When one reaches an advanced age, that is, becomes a genuine
geezer, one has a rather panoramic view of the history one has lived all those
years. Events come and go and come again. The BIG Decision Makers develop
policies that they deem necessary, start wars, decide who counts and who
doesn’t, argue about what the Founding Fathers really meant when they
constructed the Constitution, and even though we vote for them, the government
machine takes over and we have no control over what happens. Really.
One of the areas I have seen kicked around is that of our
right to privacy, out right not to have the government looking over our
shoulder and using the information gleaned to abridge our “freedom.’
Let me take you back to the so-called idyllic 50s, the era
that some people want to bring back. The scene is Kent State University , to Fr. James Fleming’s
Social Theory class. It was a senior level class in which we studied how, over
the centuries of civilization; men had developed the means of forming society
in workable ways to create the best possible outcomes for all – or in some
cases for a chosen few. Included among these social philosophers was Karl Marx,
naturally. Now in the class was an older student we had never seen before,;
since most of the rest of us had been together for at least three years as
sociology majors we all knew each other. He was very quiet in class, not asking
questions or commenting. He was also dressed very formally, not in the casual
way of the average student,. One day, after class, he joined a group of us at
lunch. He had a lot of questions about Dr. Fleming, a wonderful teacher and
scholar from Georgia .
“He sure talks a lot about Karl Marx,” he said. We just stared at him. “It’s a
social theory class,” one of us said. “You can’t ignore Marx.” He didn’t look
convinced. He disappeared from class soon after that. He had FBI written al
over him. SO far as I know, Dr. Fleming was not assigned to a list of
subversives, but the watching had begun.
In Columbus , the state of Ohio had its own House Un-American Activities Committee,
which forced the Ohio
State University
to establish a loyalty oath for all faculty, including graduate
assistants. To teach at Ohio State
you had to swear that you were not and had never been a member of any
organization that threatened to overthrow the government of the USA . They also
established a gag rule on certain speakers invited to speak at university and
class events. McCarthy and the Congressional un-American Committee were gearing
up for the major witch hunts of that time. Nothing was too absurd: an
acquaintance of my husband’s in graduate school was in charge of the classic
film series, showing such films as “Grapes of Wrath,” “The Ox-Bow Incident,”

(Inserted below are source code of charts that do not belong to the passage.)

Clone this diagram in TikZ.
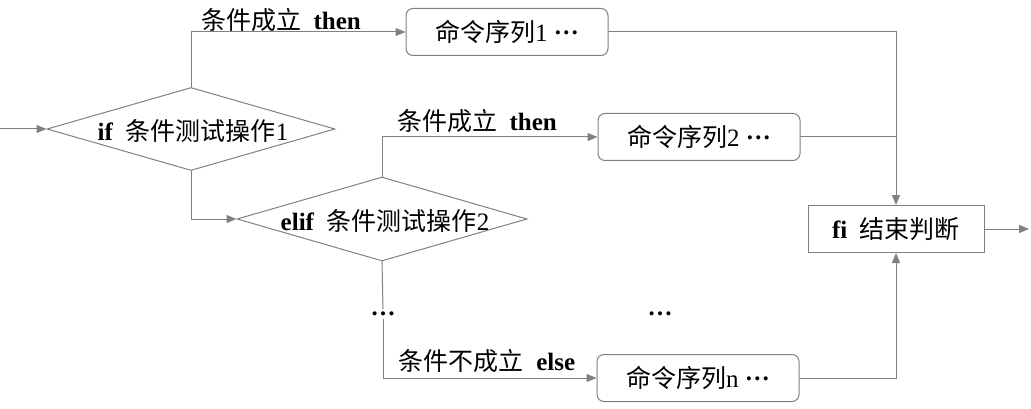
\documentclass[tikz,border=0pt]{standalone}
\usepackage{fontspec}
\setmainfont{Liberation Serif}
\newfontfamily\cjk{Noto Sans CJK SC}
\usetikzlibrary{shapes.geometric,arrows.meta}
\definecolor{linegray}{RGB}{128,128,128}
\newcommand\middots{\raisebox{0.3em}{\textbf{…}}}
\begin{document}
\begin{tikzpicture}[x=1pt,y=-1pt,line cap=round,>={Triangle[length=10pt,width=8pt]},
		every node/.style={font=\fontsize{25}{29}\selectfont},
		flow/.style={draw=linegray,line width=1pt},
		dia/.style={draw=linegray,line width=1pt,shape=diamond,inner sep=0pt},
		cmd/.style={draw=linegray,line width=1pt,rounded corners=7pt,minimum width=202pt,minimum height=47pt},
		dotsnode/.style={inner sep=3pt}]
	\useasboundingbox (0,0) rectangle (1031,409);
	% tests
	\node[dia,minimum width=288pt,minimum height=83pt] (d1) at (191,129) {};
	\node (d1text) at (193,131) {\textbf{if}\ \ {\cjk 条件测试操作}1};
	\node[dia,minimum width=290pt,minimum height=84pt] (d2) at (382,219) {};
	\node (d2text) at (385,221) {\textbf{elif}\ \ {\cjk 条件测试操作}2};
	% command boxes
	\node[cmd] (b1) at (507,32) {{\cjk 命令序列}1 \middots};
	\node[cmd] (b2) at (699,137) {{\cjk 命令序列}2 \middots};
	\node[cmd] (bn) at (698,378) {{\cjk 命令序列}n \middots};
	\node[draw=linegray,line width=1pt,minimum width=176pt,minimum height=47pt] (fi) at (896,229) {\textbf{fi}\ \ {\cjk 结束判断}};
	\node[dotsnode] (dots1) at (383,314) {\textbf{…}};
	\node[dotsnode] (dots2) at (660,314) {\textbf{…}};
	\coordinate (in) at (0,129);
	\coordinate (out) at (1029,229);
	% labels
	\node (l1) at (281,20) {{\cjk 条件成立}\ \ \textbf{then}};
	\node (l2) at (477,121) {{\cjk 条件成立}\ \ \textbf{then}};
	\node (l3) at (487,361) {{\cjk 条件不成立}\ \ \textbf{else}};
	% connectors
	\draw[flow,->] (in) -- (d1.west);
	\draw[flow,->] (d1.north) |- (b1.west);
	\draw[flow,->] (d1.south) |- (d2.west);
	\draw[flow,->] (d2.north) |- (b2.west);
	\draw[flow] (d2.south) -- (dots1.north);
	\draw[flow,->] (dots1.south) |- (bn.west);
	\draw[flow,->] (b1.east) -| (fi.north);
	\draw[flow] (b2.east) -- (b2.east -| fi.north);
	\draw[flow,->] (bn.east) -| (fi.south);
	\draw[flow,->] (fi.east) -- (out);
\end{tikzpicture}
\end{document}
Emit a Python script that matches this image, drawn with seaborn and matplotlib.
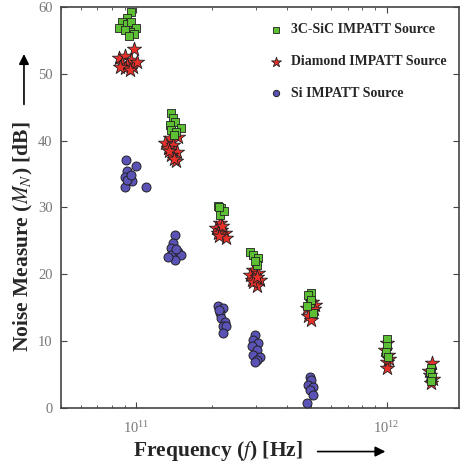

“Citizen Kane,” etc., the kinds o films to stimulate discussion as both art and
human behavior. (In those far-off days college students were actually
interested in ideas, rather than special effects.) The young man was called
before the Ohio Un-American Activities Committee because – gasp! – some of them
had been written by the notorious Hollywood Ten, writers who had refused to
testify against others who may or may not have once belonged to the Communist
Party, or perhaps had fought with the rebels in the Spanish Civil War against
the Fascists. It was the committee which decided what was subversive; they had
a little list, which included groups like Blue Star Mothers, those dangerous
government over-throwers who had had a son serving in WWII. Our friend had to face these yobs who probably
thought “Grapes of Wrath” was about the wine industry. Our friend was not
hauled off for violating the loyalty oath, but the film series was cancelled.
The atmosphere in Columbus
was oppressive, but worse was to come.
For reasons that I still do not understand, Joseph McCarthy
was allowed to run roughshod over the civil rights of hundreds of people.
People lost jobs, were black listed for years; He kept waving papers around,
shouting that he HAD NAMES!!! Interestingly, one of the young lawyers on his
committee was Robert F. Kennedy,
Two brave men stopped him, finally. One was Edward R.
Murrow, and I you saw “Good Night and Good Luck.” you know what he did, when
even the president seemed to cringe and avoid confronting that major villain of
his presidency. The other was Joseph Welch, a Dickensian old Boston lawyer, who took him on during the
Army-McCarthy hearings and smashed him but good.
Richard Nixon and J. Edgar Hoover took up where McCarthy
left off and created similar violations of free speech and illegal spying on
American citizens, not presumptive terrorists, but civil rights workers,
anti-war demonstrators, journalists, and commentators.
And now we have the IRS snoops checking out certain groups.
It’s still wrong, but the magnitude of the offensive actions doesn’t come close
to past skullduggery in the name of national Security.
In another sense, we are under constant scrutiny through our
credit cards, computer pages, Twitter, Facebook, merchant preference cards,
store cameras – we’re all in there.
Scary.
1 comment:
Thanks for writing this all down, so that I can share with people I've told this about. Compelling stories indeed, and a wake-up call to anyone who thought the 50s were an idyllic time!